12 Jun 2008, 4:14pm
Federal forest policy Politics and politicians
by admin

Dust Devils

We invite you (strongly urge you) to read Dust Devils: Cynical Politics Is the Hot Wind that Powers Environmental Radicals by Tim Findley, published in RANGE Magazine, Summer 2008 [here] (264KB pdf file — requires Adobe Reader 8.0 available here).

Range Magazine is the premier periodical of the West today. In their own words:

RANGE Magazine is an award-winning publication devoted to the issues that threaten the West, its people, lifestyles, lands and wildlife. Known for its powerful photos and straight talk, RANGE exposes a land and lifestyle in crisis and shows how daily challenges are being met with grit, determination and humor. No stranger to controversy, RANGE is the leading forum for divergent viewpoints in the search for solutions that will halt the depletion of a national resource, the American cowboy.

While RANGE Magazine is a subscription periodical, Editor C.J. Hadley generously posts a few articles from each issue on their website. Dust Devils is one of those articles made available to non-subscribers. Author Tim Findley is the top journalist at RANGE, and one on the most important contemporary voices discussing rural issues in the country. His latest essay is a retrospective about how we got into the environmental mess we are in today.

In Dust Devils Findley relates the interwoven machinations of Bill Clinton, Al Gore, Bruce Babbitt, Dave Foreman, the Nature Conservancy, and many others, and how their radical politics have threatened and engendered catastrophe for residents of the American West over the last twenty years.

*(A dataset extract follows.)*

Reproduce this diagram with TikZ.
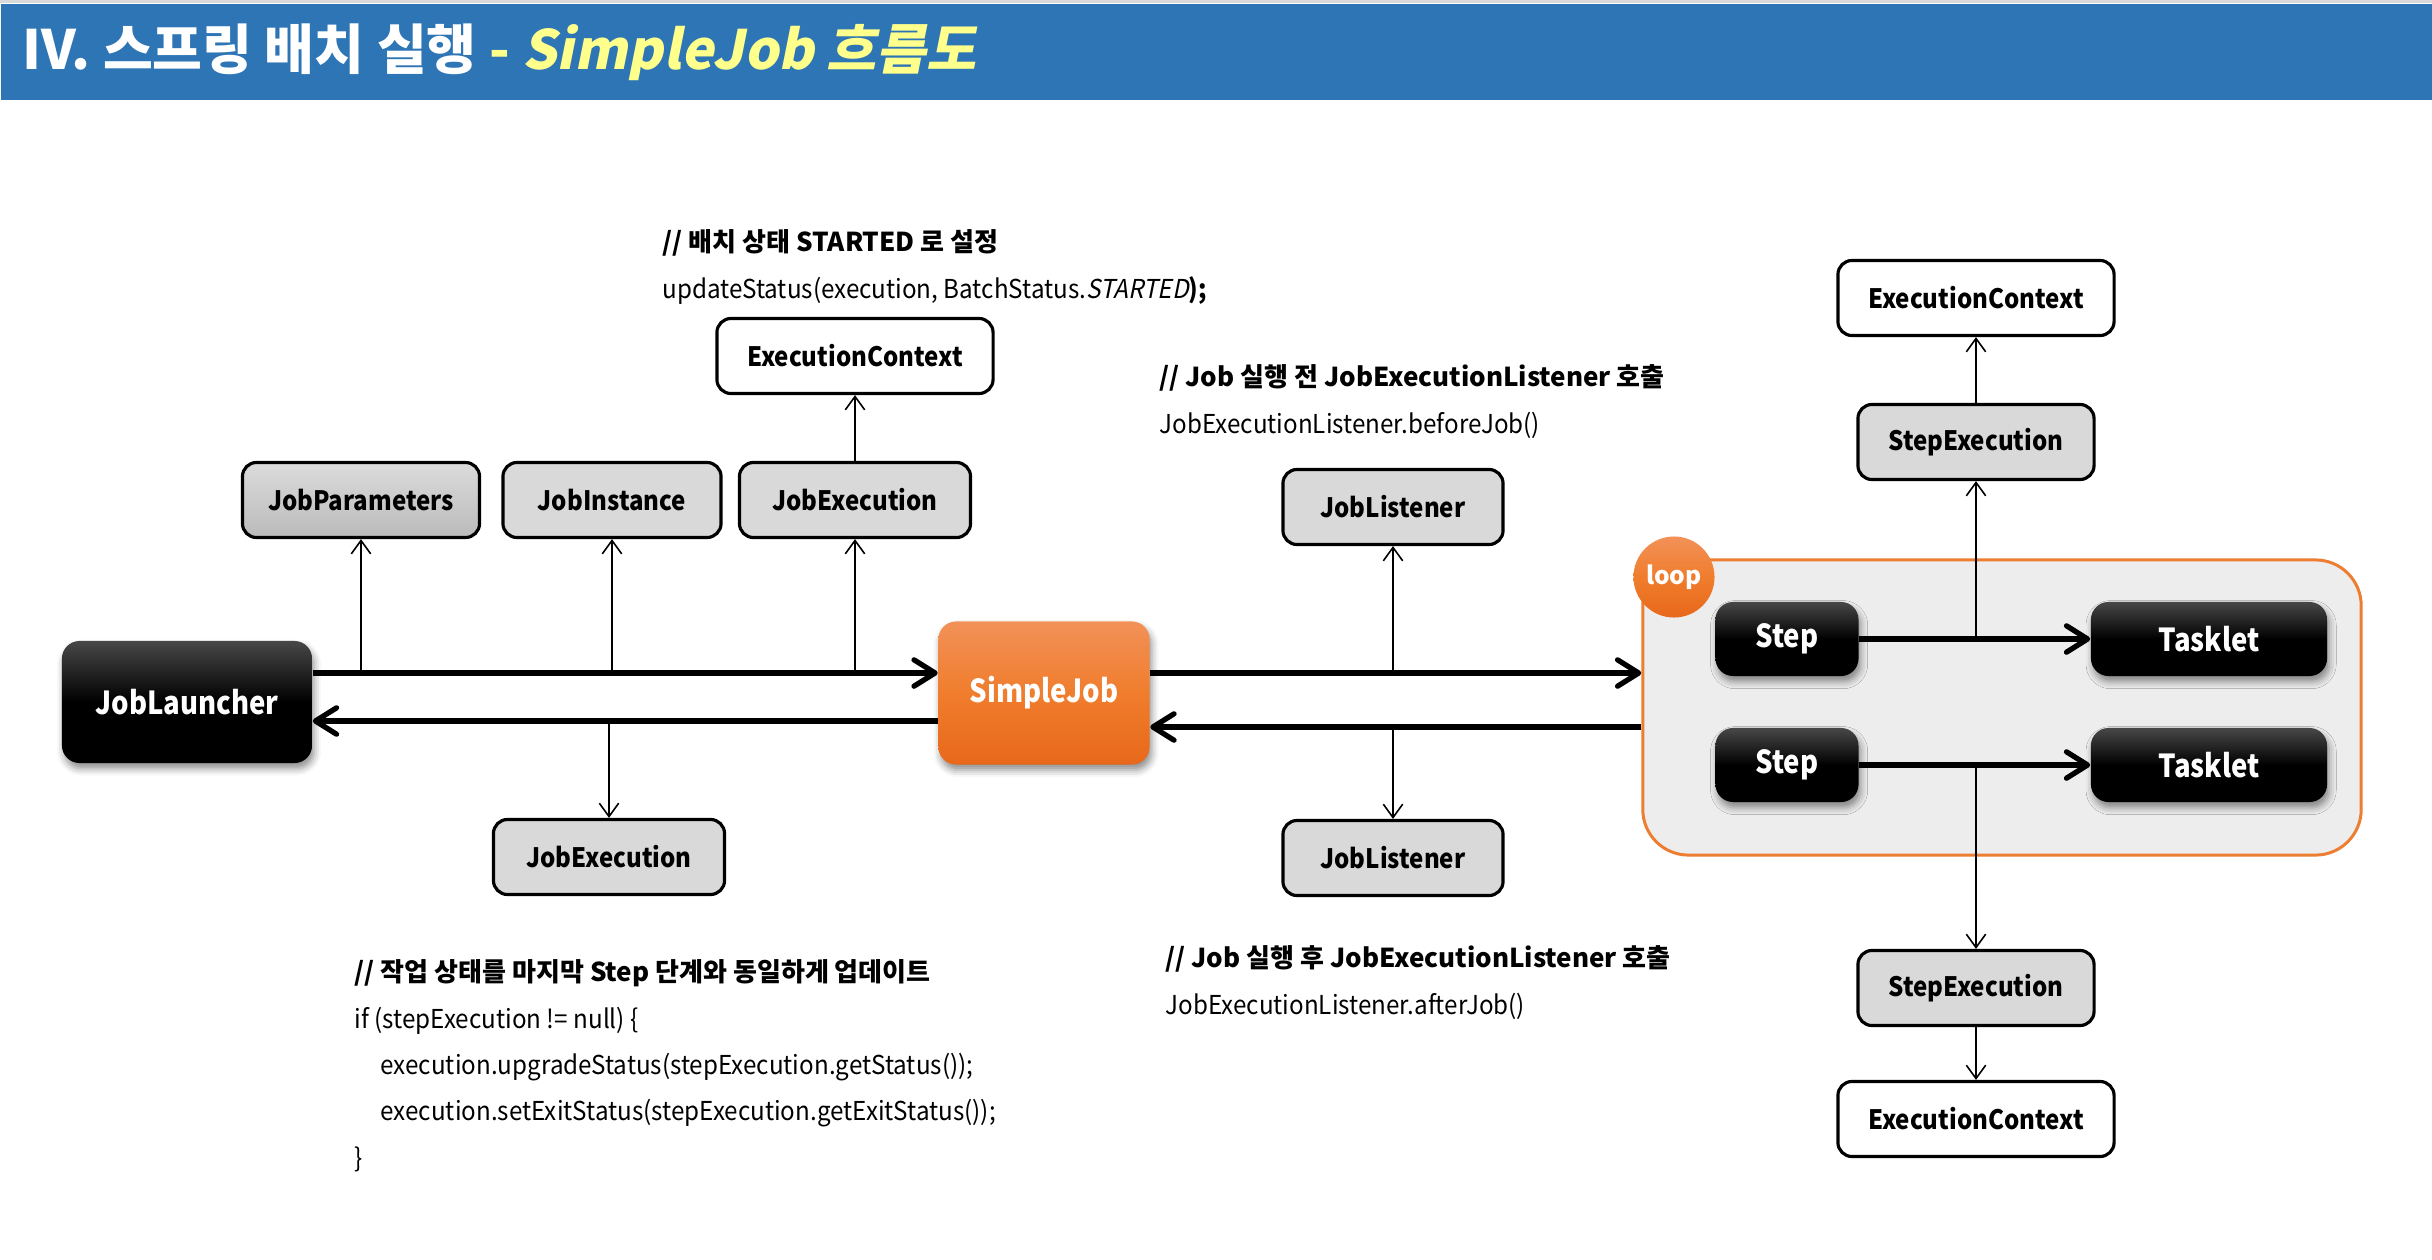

Findley highlights the 1.7 million acre land grab of the Grand Staircase-Escalante region in Utah, and connects the dots to the usurping of even vaster tracts of the West for putative “wilderness”; land grabs that have led to the catastrophic destruction, not protection or conservation, of millions upon millions of acres.

The destructive land grabbing continues to this day.

A small excerpt from Dust Devils by Tim Findley:

In a politically frozen government, resources of fuel, timber and minerals remain untouched by any new initiative. Future policy was still enclosed by the paradigm of shadows. In Utah, 12 years after the Escalante’s grab, and despite opposition from the state’s entire congressional delegation, the Southern Utah Wilderness Alliance has enlisted the support of New York politicians to produce legislation that would declare another nine million acres of Utah wilderness.

But that much is just an old familiar tune compared to more than 20 pieces of legislation for legacy-building wilderness that are coiled in congressional committees awaiting approval this year or next. They include the Northern Rockies Ecosystem Protection Act sponsored by a New York Congresswoman and 187 cosponsors. That act alone would designate more than 20 million acres across the spine of the nation as human-excluding wilderness.

Dreaming on their own, the U.S. Forest Service has on the table a conservation strategy to promote “wilderness values” on 400 million acres, including private land.

Taken together or even apart, the plans have their only equivalent in the Louisiana Purchase. It is not a myth; it is not even regarded in Washington as an outrage. But it is certainly audacious.

The long campaign leading to this November’s presidential election has given almost no attention at all to the West, except it has been seen as the most obvious victim of the swarm of illegal immigration, which, ironically, is the chief source of Foreman’s feared population growth. President Bush himself has made gestures to protect the border, but he has also not been clear about his secret talks with Canadian and Mexican heads of state that investigators say may lead to a sovereignty-surrendering North American Union. …

The devils fade away in the shadows of the night. Do we know what we may be sacrificing?

14 Jun 2008, 1:54pm
by John M.


Tim did his usual good job of sorting through the babble coming from the BINGOS and associates, and he speaks to the key issues threatening the public lands here in the West. His last thought about the apathy that is allowing this mischief to happen is on target in my opinion.

Dust Devils is certainly worth the time to read and think about.